Setup time (tsu) is the minimum time data must be stable before the clock edge; hold time (th) is the minimum time data must remain stable after the clock edge. Setup violation occurs when data changes too close to clock edge, causing metastability where the flip-flop output may settle to an unpredictable value or oscillate. Hold violation occurs when data changes too soon after clock edge, causing the flip-flop to capture wrong data. Both violations cause unreliable circuit operation and must be avoided through proper timing design.
17 What is the difference between Mealy and Moore state machines?
Medium
What is the difference between Mealy and Moore state machines?
In a Moore machine, outputs depend only on the current state, so outputs change synchronously with state transitions and are stable throughout the state. In a Mealy machine, outputs depend on both current state and inputs, allowing outputs to change asynchronously within a state when inputs change. Moore machines typically require more states but have simpler output logic and more predictable timing. Mealy machines can respond faster to inputs with fewer states but may have glitchy outputs requiring output registers.
18 How does a carry lookahead adder improve performance over ripple carry adder?
Medium
How does a carry lookahead adder improve performance over ripple carry adder?
Ripple carry adder has delay proportional to bit width (n) as carry propagates through each stage. Carry Lookahead Adder (CLA) uses generate (G = AB) and propagate (P = A XOR B) signals to compute all carries in parallel. Carry equations: C1 = G0 + P0*C0, C2 = G1 + P1*G0 + P1*P0*C0, etc. This reduces delay to O(log n) at the cost of more complex logic.
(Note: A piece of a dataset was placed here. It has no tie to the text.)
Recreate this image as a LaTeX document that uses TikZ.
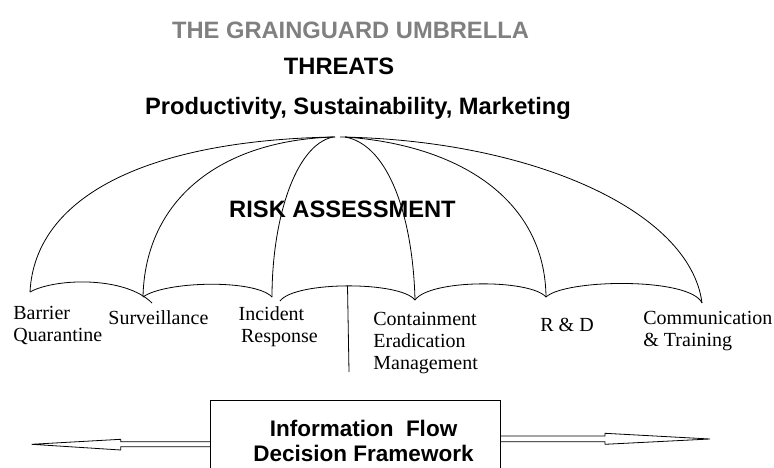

Practical implementations use hierarchical CLA with 4-bit blocks, achieving good balance between speed and complexity.
19 What are the steps to design a finite state machine?
Medium
What are the steps to design a finite state machine?
FSM design steps: 1) Understand problem and identify inputs/outputs, 2) Draw state diagram showing states, transitions, and outputs, 3) Create state table listing next state and output for each current state and input combination, 4) Choose state encoding (binary, one-hot, Gray code), 5) Derive next-state logic and output logic equations using K-maps or Boolean algebra, 6) Implement using flip-flops and combinational logic. Verification includes checking all state transitions, ensuring no unreachable states, and proper reset behavior.
20 What are clock domain crossing issues and basic synchronization techniques?
Medium
What are clock domain crossing issues and basic synchronization techniques?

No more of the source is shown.